### Given information ###

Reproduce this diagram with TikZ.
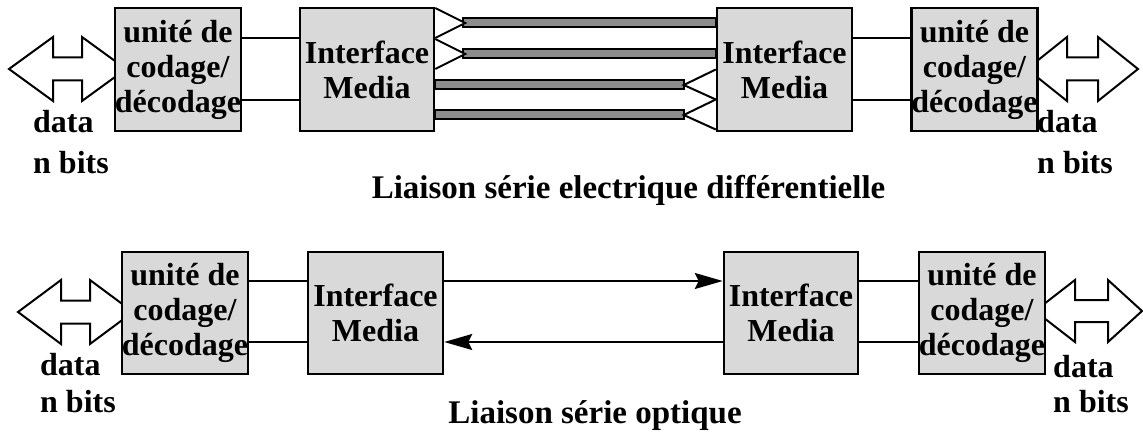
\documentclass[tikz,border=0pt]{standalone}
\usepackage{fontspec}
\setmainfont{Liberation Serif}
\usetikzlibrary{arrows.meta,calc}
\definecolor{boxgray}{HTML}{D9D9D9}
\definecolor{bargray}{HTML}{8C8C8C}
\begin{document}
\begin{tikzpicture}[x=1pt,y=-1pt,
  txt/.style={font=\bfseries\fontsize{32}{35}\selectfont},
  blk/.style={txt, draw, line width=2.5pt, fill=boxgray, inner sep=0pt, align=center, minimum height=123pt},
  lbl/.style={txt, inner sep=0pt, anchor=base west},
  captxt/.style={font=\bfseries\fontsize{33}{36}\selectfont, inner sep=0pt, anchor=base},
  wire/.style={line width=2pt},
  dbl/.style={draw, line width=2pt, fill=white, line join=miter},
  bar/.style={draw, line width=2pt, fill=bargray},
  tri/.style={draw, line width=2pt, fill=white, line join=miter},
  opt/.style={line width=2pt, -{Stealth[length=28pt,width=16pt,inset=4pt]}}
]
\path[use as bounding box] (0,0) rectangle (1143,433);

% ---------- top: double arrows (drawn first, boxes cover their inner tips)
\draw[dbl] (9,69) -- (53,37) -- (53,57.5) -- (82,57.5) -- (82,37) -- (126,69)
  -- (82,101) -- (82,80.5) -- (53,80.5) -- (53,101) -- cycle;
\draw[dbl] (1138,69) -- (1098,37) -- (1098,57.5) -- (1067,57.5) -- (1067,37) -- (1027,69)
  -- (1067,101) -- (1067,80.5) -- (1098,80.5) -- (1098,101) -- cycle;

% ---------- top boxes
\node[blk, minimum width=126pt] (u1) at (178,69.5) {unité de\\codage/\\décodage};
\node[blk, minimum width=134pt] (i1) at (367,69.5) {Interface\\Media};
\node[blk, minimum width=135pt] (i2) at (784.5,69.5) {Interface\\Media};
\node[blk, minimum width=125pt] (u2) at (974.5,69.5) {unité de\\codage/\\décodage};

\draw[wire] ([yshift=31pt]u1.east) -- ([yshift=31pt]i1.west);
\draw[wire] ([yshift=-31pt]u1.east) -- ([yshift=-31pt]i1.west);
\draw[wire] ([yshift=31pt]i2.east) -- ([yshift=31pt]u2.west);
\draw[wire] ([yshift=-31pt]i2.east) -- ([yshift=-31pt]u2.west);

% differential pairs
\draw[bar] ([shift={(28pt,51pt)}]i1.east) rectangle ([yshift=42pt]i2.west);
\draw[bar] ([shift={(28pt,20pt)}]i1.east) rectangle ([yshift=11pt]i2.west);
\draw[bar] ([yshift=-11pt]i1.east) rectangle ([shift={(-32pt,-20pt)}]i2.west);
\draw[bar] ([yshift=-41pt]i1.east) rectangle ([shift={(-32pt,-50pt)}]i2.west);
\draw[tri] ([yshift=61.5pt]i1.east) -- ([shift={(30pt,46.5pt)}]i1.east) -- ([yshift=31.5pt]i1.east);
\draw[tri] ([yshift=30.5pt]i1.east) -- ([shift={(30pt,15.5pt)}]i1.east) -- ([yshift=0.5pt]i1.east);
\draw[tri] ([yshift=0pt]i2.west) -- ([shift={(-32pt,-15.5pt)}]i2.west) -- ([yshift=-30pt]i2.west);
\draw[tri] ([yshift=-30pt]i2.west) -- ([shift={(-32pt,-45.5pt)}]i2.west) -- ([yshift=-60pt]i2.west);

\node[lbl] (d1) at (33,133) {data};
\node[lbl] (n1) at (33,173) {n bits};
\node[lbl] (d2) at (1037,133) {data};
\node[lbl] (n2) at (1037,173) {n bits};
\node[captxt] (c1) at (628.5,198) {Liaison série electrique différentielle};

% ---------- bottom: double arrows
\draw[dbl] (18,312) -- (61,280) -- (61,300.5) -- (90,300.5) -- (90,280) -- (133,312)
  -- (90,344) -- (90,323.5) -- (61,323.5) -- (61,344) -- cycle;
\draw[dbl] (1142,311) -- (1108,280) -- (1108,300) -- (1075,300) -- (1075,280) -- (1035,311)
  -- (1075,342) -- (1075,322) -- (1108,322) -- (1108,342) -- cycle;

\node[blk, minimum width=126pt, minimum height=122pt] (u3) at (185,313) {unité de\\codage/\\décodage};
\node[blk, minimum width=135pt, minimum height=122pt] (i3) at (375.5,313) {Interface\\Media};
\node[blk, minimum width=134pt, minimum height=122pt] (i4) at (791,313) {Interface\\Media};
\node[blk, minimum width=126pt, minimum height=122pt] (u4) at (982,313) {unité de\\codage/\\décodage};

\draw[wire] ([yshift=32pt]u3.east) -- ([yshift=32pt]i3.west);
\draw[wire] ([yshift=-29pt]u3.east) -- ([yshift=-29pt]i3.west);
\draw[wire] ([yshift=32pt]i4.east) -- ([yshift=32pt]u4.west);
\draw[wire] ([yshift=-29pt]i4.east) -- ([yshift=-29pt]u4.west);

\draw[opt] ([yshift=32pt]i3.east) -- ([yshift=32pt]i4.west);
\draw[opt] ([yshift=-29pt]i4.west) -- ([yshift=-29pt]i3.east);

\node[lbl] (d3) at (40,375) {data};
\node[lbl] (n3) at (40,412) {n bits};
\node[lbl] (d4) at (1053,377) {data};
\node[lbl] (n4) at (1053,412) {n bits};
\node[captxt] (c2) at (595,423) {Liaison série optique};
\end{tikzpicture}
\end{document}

###

» **Work instructions**:
The data above needs to be retyped exactly, with the images left out.

» **Exercise response**:
Reproduce this diagram with TikZ.
\documentclass[tikz,border=0pt]{standalone}
\usepackage{fontspec}
\setmainfont{Liberation Serif}
\usetikzlibrary{arrows.meta,calc}
\definecolor{boxgray}{HTML}{D9D9D9}
\definecolor{bargray}{HTML}{8C8C8C}
\begin{document}
\begin{tikzpicture}[x=1pt,y=-1pt,
  txt/.style={font=\bfseries\fontsize{32}{35}\selectfont},
  blk/.style={txt, draw, line width=2.5pt, fill=boxgray, inner sep=0pt, align=center, minimum height=123pt},
  lbl/.style={txt, inner sep=0pt, anchor=base west},
  captxt/.style={font=\bfseries\fontsize{33}{36}\selectfont, inner sep=0pt, anchor=base},
  wire/.style={line width=2pt},
  dbl/.style={draw, line width=2pt, fill=white, line join=miter},
  bar/.style={draw, line width=2pt, fill=bargray},
  tri/.style={draw, line width=2pt, fill=white, line join=miter},
  opt/.style={line width=2pt, -{Stealth[length=28pt,width=16pt,inset=4pt]}}
]
\path[use as bounding box] (0,0) rectangle (1143,433);

% ---------- top: double arrows (drawn first, boxes cover their inner tips)
\draw[dbl] (9,69) -- (53,37) -- (53,57.5) -- (82,57.5) -- (82,37) -- (126,69)
  -- (82,101) -- (82,80.5) -- (53,80.5) -- (53,101) -- cycle;
\draw[dbl] (1138,69) -- (1098,37) -- (1098,57.5) -- (1067,57.5) -- (1067,37) -- (1027,69)
  -- (1067,101) -- (1067,80.5) -- (1098,80.5) -- (1098,101) -- cycle;

% ---------- top boxes
\node[blk, minimum width=126pt] (u1) at (178,69.5) {unité de\\codage/\\décodage};
\node[blk, minimum width=134pt] (i1) at (367,69.5) {Interface\\Media};
\node[blk, minimum width=135pt] (i2) at (784.5,69.5) {Interface\\Media};
\node[blk, minimum width=125pt] (u2) at (974.5,69.5) {unité de\\codage/\\décodage};

\draw[wire] ([yshift=31pt]u1.east) -- ([yshift=31pt]i1.west);
\draw[wire] ([yshift=-31pt]u1.east) -- ([yshift=-31pt]i1.west);
\draw[wire] ([yshift=31pt]i2.east) -- ([yshift=31pt]u2.west);
\draw[wire] ([yshift=-31pt]i2.east) -- ([yshift=-31pt]u2.west);

% differential pairs
\draw[bar] ([shift={(28pt,51pt)}]i1.east) rectangle ([yshift=42pt]i2.west);
\draw[bar] ([shift={(28pt,20pt)}]i1.east) rectangle ([yshift=11pt]i2.west);
\draw[bar] ([yshift=-11pt]i1.east) rectangle ([shift={(-32pt,-20pt)}]i2.west);
\draw[bar] ([yshift=-41pt]i1.east) rectangle ([shift={(-32pt,-50pt)}]i2.west);
\draw[tri] ([yshift=61.5pt]i1.east) -- ([shift={(30pt,46.5pt)}]i1.east) -- ([yshift=31.5pt]i1.east);
\draw[tri] ([yshift=30.5pt]i1.east) -- ([shift={(30pt,15.5pt)}]i1.east) -- ([yshift=0.5pt]i1.east);
\draw[tri] ([yshift=0pt]i2.west) -- ([shift={(-32pt,-15.5pt)}]i2.west) -- ([yshift=-30pt]i2.west);
\draw[tri] ([yshift=-30pt]i2.west) -- ([shift={(-32pt,-45.5pt)}]i2.west) -- ([yshift=-60pt]i2.west);

\node[lbl] (d1) at (33,133) {data};
\node[lbl] (n1) at (33,173) {n bits};
\node[lbl] (d2) at (1037,133) {data};
\node[lbl] (n2) at (1037,173) {n bits};
\node[captxt] (c1) at (628.5,198) {Liaison série electrique différentielle};

% ---------- bottom: double arrows
\draw[dbl] (18,312) -- (61,280) -- (61,300.5) -- (90,300.5) -- (90,280) -- (133,312)
  -- (90,344) -- (90,323.5) -- (61,323.5) -- (61,344) -- cycle;
\draw[dbl] (1142,311) -- (1108,280) -- (1108,300) -- (1075,300) -- (1075,280) -- (1035,311)
  -- (1075,342) -- (1075,322) -- (1108,322) -- (1108,342) -- cycle;

\node[blk, minimum width=126pt, minimum height=122pt] (u3) at (185,313) {unité de\\codage/\\décodage};
\node[blk, minimum width=135pt, minimum height=122pt] (i3) at (375.5,313) {Interface\\Media};
\node[blk, minimum width=134pt, minimum height=122pt] (i4) at (791,313) {Interface\\Media};
\node[blk, minimum width=126pt, minimum height=122pt] (u4) at (982,313) {unité de\\codage/\\décodage};

\draw[wire] ([yshift=32pt]u3.east) -- ([yshift=32pt]i3.west);
\draw[wire] ([yshift=-29pt]u3.east) -- ([yshift=-29pt]i3.west);
\draw[wire] ([yshift=32pt]i4.east) -- ([yshift=32pt]u4.west);
\draw[wire] ([yshift=-29pt]i4.east) -- ([yshift=-29pt]u4.west);

\draw[opt] ([yshift=32pt]i3.east) -- ([yshift=32pt]i4.west);
\draw[opt] ([yshift=-29pt]i4.west) -- ([yshift=-29pt]i3.east);

\node[lbl] (d3) at (40,375) {data};
\node[lbl] (n3) at (40,412) {n bits};
\node[lbl] (d4) at (1053,377) {data};
\node[lbl] (n4) at (1053,412) {n bits};
\node[captxt] (c2) at (595,423) {Liaison série optique};
\end{tikzpicture}
\end{document}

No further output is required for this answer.